5271 sayılı CMK'da düzenlenen iddianamenin iadesi kurumu, uzun süren yargılama süreçlerinin önüne geçilebilmesi ve davaların “tek celse”de bitirilebilmesini temin amacıyla getirilen yeniliklerden biridir. Bunun gerçekleştirilebilmesi, soruşturma safhasında mevcut tüm delillerin toplanmış olması ile mümkündür.
İddianamenin iadesi kurumu şüpheli/sanıkların lekelenmeme haklarını etkin şekilde koruma altına almaktadır. Bu nedenle Anayasanın 36-38. ve Avrupa İnsan Hakları Sözleşmesinin 6. maddelerinin teminatı mahiyetindedir. İddianamedeki şekle ilişkin eksiklikler her zaman giderilebilir ancak eksik soruşturma sonucu yeterli suç şüphesi oluşturmayan delillerle kişilere sanık sıfatı yüklenmesi, yargılama sonucunda beraat etmiş olsalar dahi hak ihlaline sebebiyet vereceği göz önünde bulundurulmalıdır. Aksi takdirde kanun koyucu suçun subutuna etkili olan bir delil toplanmadan dava açılmasını iade nedeni olarak kabul etmeyeceği aşikardır.
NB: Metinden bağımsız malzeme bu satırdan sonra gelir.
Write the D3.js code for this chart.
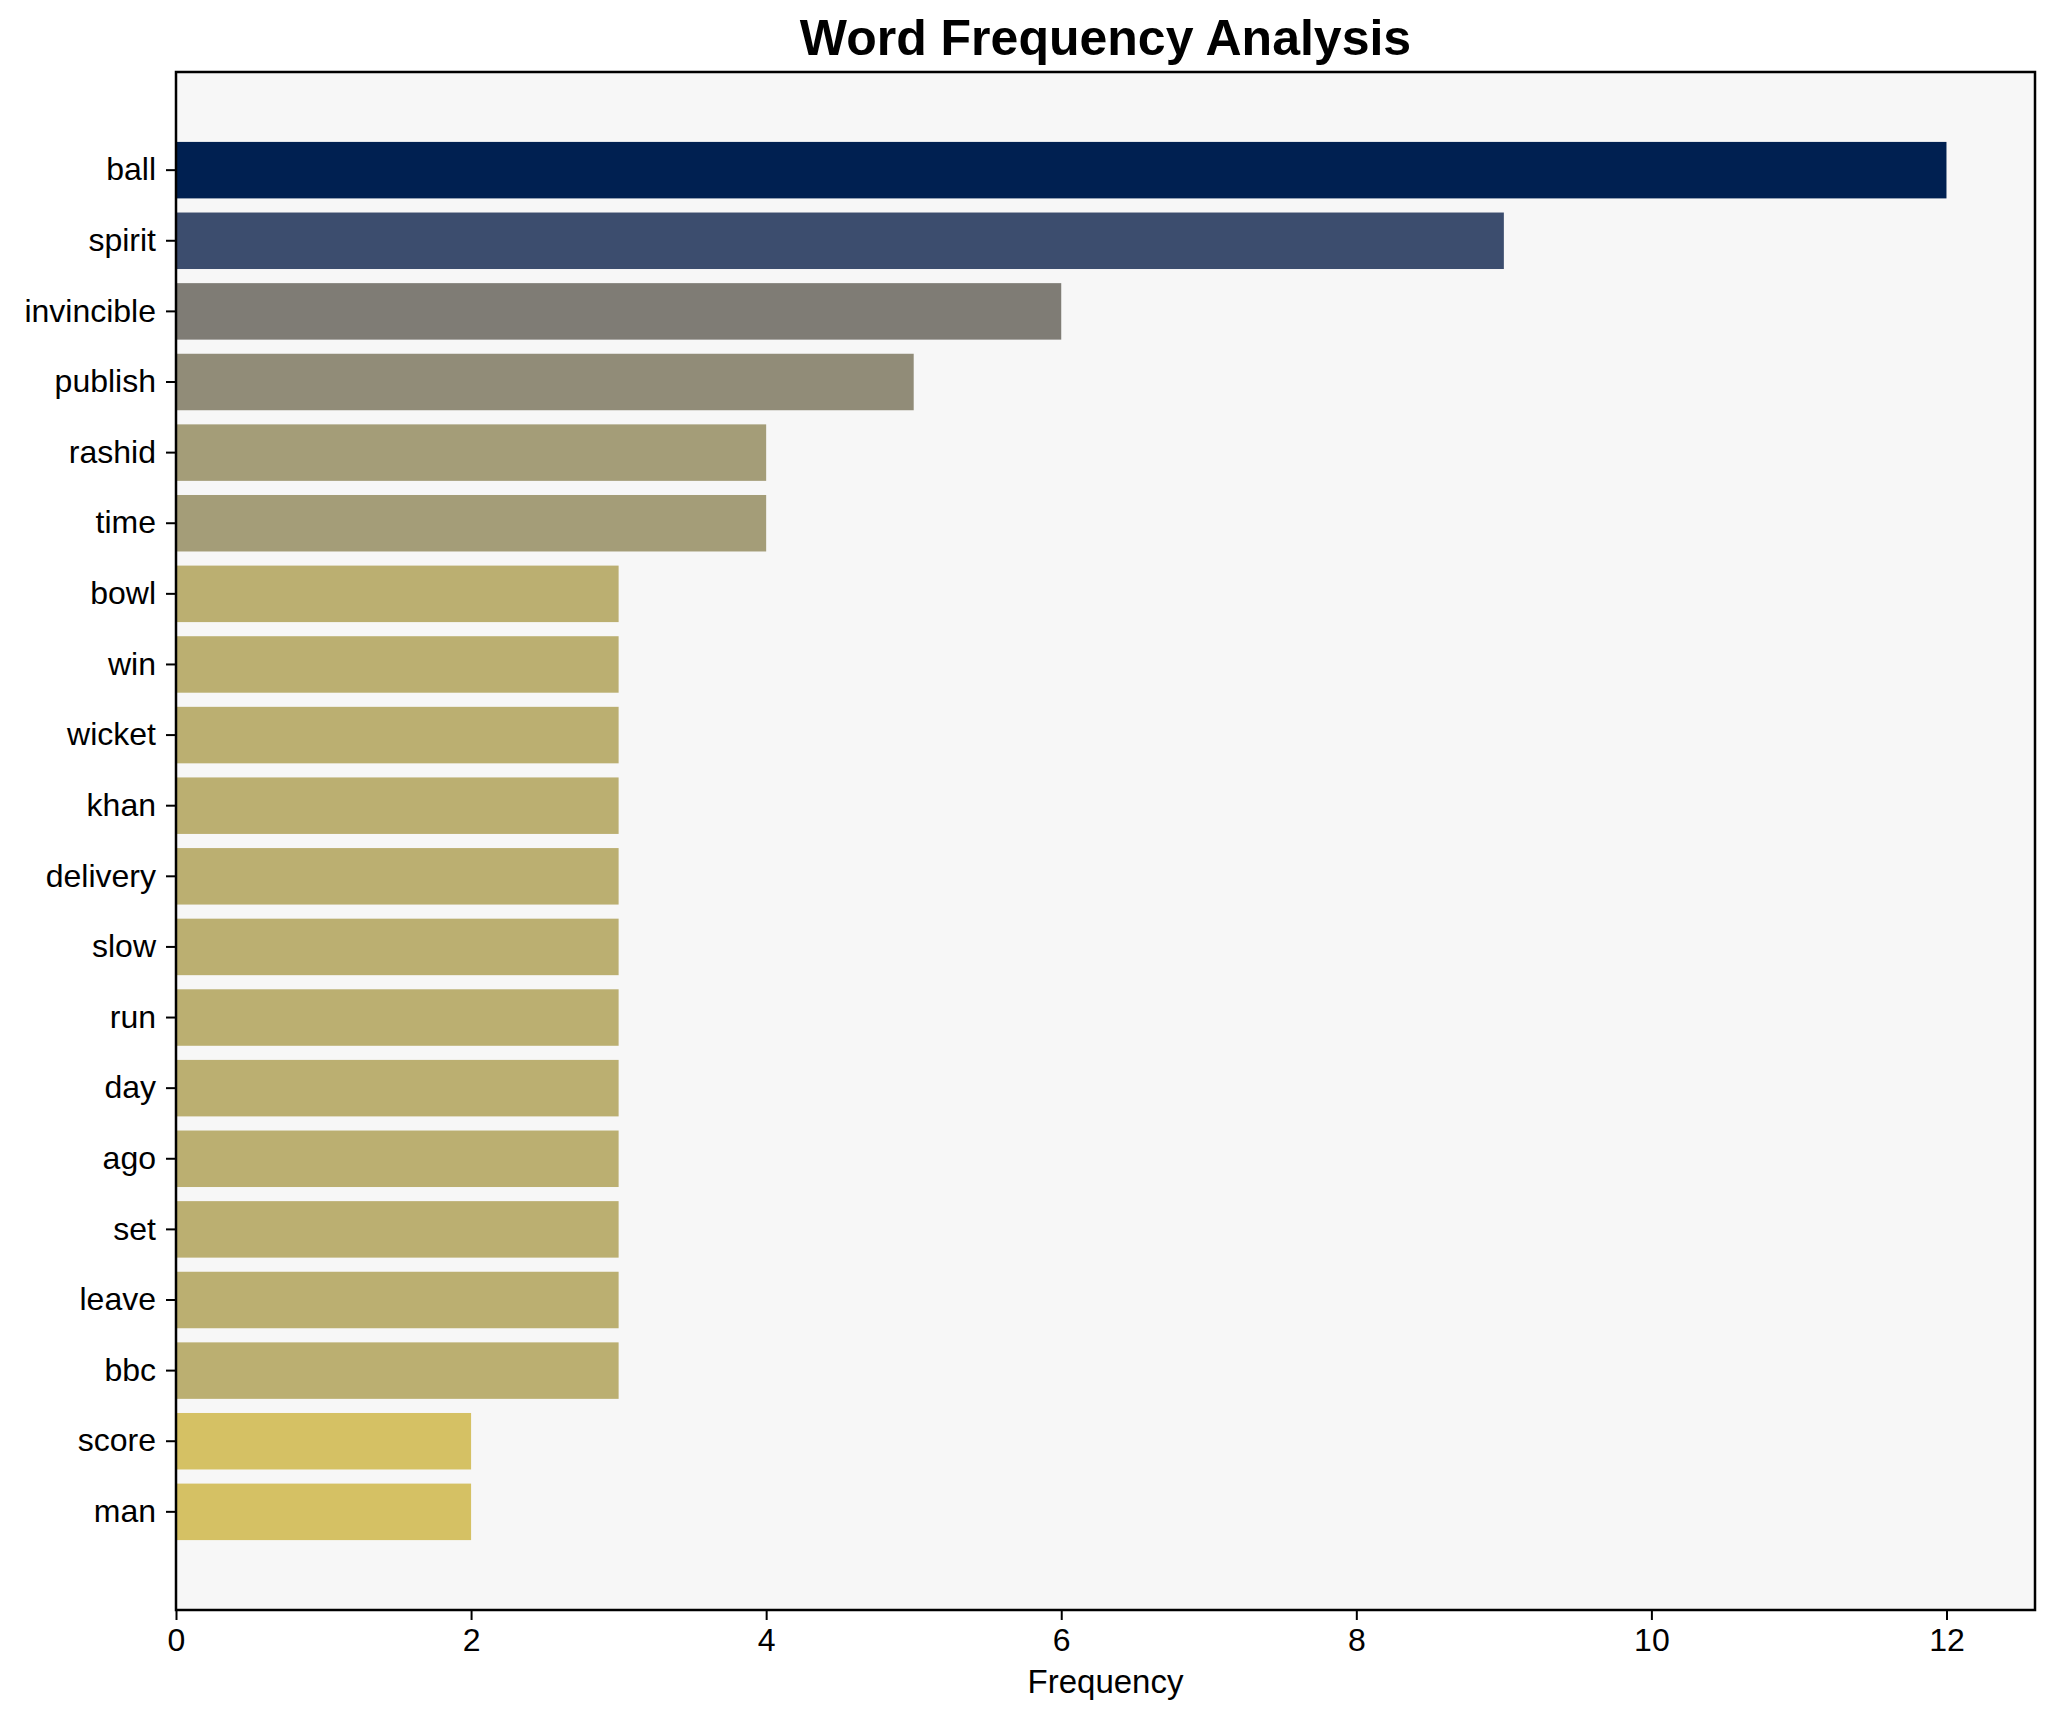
<!DOCTYPE html>
<html>
<head>
<meta charset="utf-8">
<script src="https://cdn.jsdelivr.net/npm/d3@7"></script>
<style>
  body { margin: 0; background: #ffffff; }
  svg text { font-family: Arial, "Liberation Sans", Helvetica, sans-serif; }
</style>
</head>
<body>
<div class="chart"></div>
<script>
// word counts
const words = ["ball", "spirit", "invincible", "publish", "rashid", "time", "bowl", "win", "wicket", "khan",
               "delivery", "slow", "run", "day", "ago", "set", "leave", "bbc", "score", "man"];
const counts = [12, 9, 6, 5, 4, 4, 3, 3, 3, 3, 3, 3, 3, 3, 3, 3, 3, 3, 2, 2];
const xTicks = [0, 2, 4, 6, 8, 10, 12];

const createChart = () => {
    const width = 2056, height = 1722;
    const margin = {top: 72, right: 21, bottom: 112, left: 176};
    const innerW = width - margin.left - margin.right;
    const innerH = height - margin.top - margin.bottom;

    const svg = d3.select(".chart").append("svg")
        .attr("width", width)
        .attr("height", height);

    const g = svg.append("g")
        .attr("transform", `translate(${margin.left},${margin.top})`);

    //matplotlib pads the x range by 5%
    const maxCount = d3.max(counts);
    const x = d3.scaleLinear()
        .domain([0, maxCount * 1.05])
        .range([0, innerW]);

    const y = d3.scaleBand()
        .domain(words)
        .range([0, innerH])
        .paddingInner(0.2)
        .paddingOuter(0.99);

    //bars are shaded with reversed cividis by count
    const colour = (v) => d3.interpolateCividis(1 - v / maxCount);

    g.append("rect")
        .attr("width", innerW)
        .attr("height", innerH)
        .attr("fill", "#f7f7f7");

    g.selectAll(".bar")
        .data(words)
        .enter().append("rect")
        .attr("class", "bar")
        .attr("x", 0)
        .attr("y", (d) => y(d))
        .attr("width", (d, i) => x(counts[i]))
        .attr("height", y.bandwidth())
        .attr("fill", (d, i) => colour(counts[i]));

    //y axis
    const yAxis = g.append("g")
        .call(d3.axisLeft(y).tickSize(10).tickPadding(10));
    yAxis.select(".domain").remove();
    yAxis.selectAll("line").attr("stroke", "#000").attr("stroke-width", 2);
    yAxis.selectAll("text")
        .attr("font-size", 32)
        .attr("fill", "#000");

    //x axis
    const xAxis = g.append("g")
        .attr("transform", `translate(0,${innerH})`)
        .call(d3.axisBottom(x).tickValues(xTicks).tickFormat(d3.format("d")).tickSize(10).tickPadding(8));
    xAxis.select(".domain").remove();
    xAxis.selectAll("line").attr("stroke", "#000").attr("stroke-width", 2);
    xAxis.selectAll("text")
        .attr("font-size", 32)
        .attr("fill", "#000");

    //frame
    g.append("rect")
        .attr("width", innerW)
        .attr("height", innerH)
        .attr("fill", "none")
        .attr("stroke", "#000")
        .attr("stroke-width", 2.5);

    svg.append("text")
        .text("Frequency")
        .attr("x", margin.left + innerW / 2)
        .attr("y", 1693)
        .attr("text-anchor", "middle")
        .attr("font-size", 33)
        .attr("fill", "#000");

    svg.append("text")
        .text("Word Frequency Analysis")
        .attr("x", margin.left + innerW / 2)
        .attr("y", 55)
        .attr("text-anchor", "middle")
        .attr("font-size", 50)
        .attr("font-weight", "bold")
        .attr("fill", "#000");
};

createChart();
</script>
</body>
</html>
Soruşturma aşamasında toplanan deliller sonucunda yeterli şüphenin oluşmaması durumunda kovuşturmaya yer olmadığına dair karar verilmesi, yargılama aşamasında hakim veya mahkemece verilen kararlar ile kanun yolu aşamalarında delillerin hukuka uygunluk denetiminin yapılacağına dair düzenlemelerin yanı sıra; iddianamenin iadesi müessesesinin de delilin denetimine olanak tanıdığının kabulü gereklidir. Ancak Anayasanın 38, 5271 sayılı CMK'nın 206/2 maddelerindeki düzenlemeler kapsamında, bu olanağın çok geniş yorumlanmaması gerektiği CMK'nın 172/1 maddesinin doğal sonucudur.
Madde gerekçesinde de belirtildiği üzere;
'Kamu davasının tek veya zorunlu olduğunda birbirini izleyen oturumlarda ve mümkünse bir günde sonuçlandırılmasını gerçekleştirebilmek amacıyla; iddianamenin, hukuken geçerli ve yeterli delillerin toplanmasından ve dava açma koşullarının gerçekleşmesinden sonra, tüm yönleriyle doğru ve eksiksiz olarak mahkemeye verilmesi gerekmektedir.
Yeterli delil bulunmadan veya toplanmadan âdeta delilsiz davanın açılmış olması ve bunun sonucu olarak mahkemenin soruşturma yapmak zorunluluğunda kalacağının anlaşılması halinde iddianame iade edilecektir...
Deliller kamu davası açmak için yeterli olsa bile, iddianamede bulunması gerekli diğer ve bir bakıma şekli sayılabilecek hususların yer almaması halinde de iade mümkündür...'
Bu bilgiler ışığında somut olay değerlendirildiğinde; suç teşkil ettiği iddia edilen mesajların gönderildiği telefon hattının şüpheli tarafından kullanıldığının tartışmasız olmasına ve suçun hukuki nitelendirmesi nedeniyle iddianamenin iadesinin mümkün bulunmamasına (CMK'nın 174/2 maddesi) nazaran yasal ve yerinde olmayan gerekçe ile verilen iade kararı ile dosya kapsamı ile uyuşmayan ve gerekçe içermeyen itirazın reddine ilişkin mercii kararında hukuki isabet bulunmamaktadır.
V-SONUÇ: Açıklanan nedenlerle,
Yargıtay Cumhuriyet Başsavcılığının 10.10.2019 tarih ve 2019/97017 sayılı Kanun yararına bozma talebinin kabulü ile Bursa 10. Ağır Ceza Mahkemesinin 17.05.2019 tarihli ve 2019/95 değişik iş sayılı kararının Ceza Muhakemesi Kanunun 309/4-a maddesi uyarınca BOZULMASINA, gereği için dosyanın mahkemesine gönderilmek üzere Yargıtay Cumhuriyet Başsavcılığına TEVDİİNE, 06.03.2020 tarihinde oybirliğiyle karar verildi.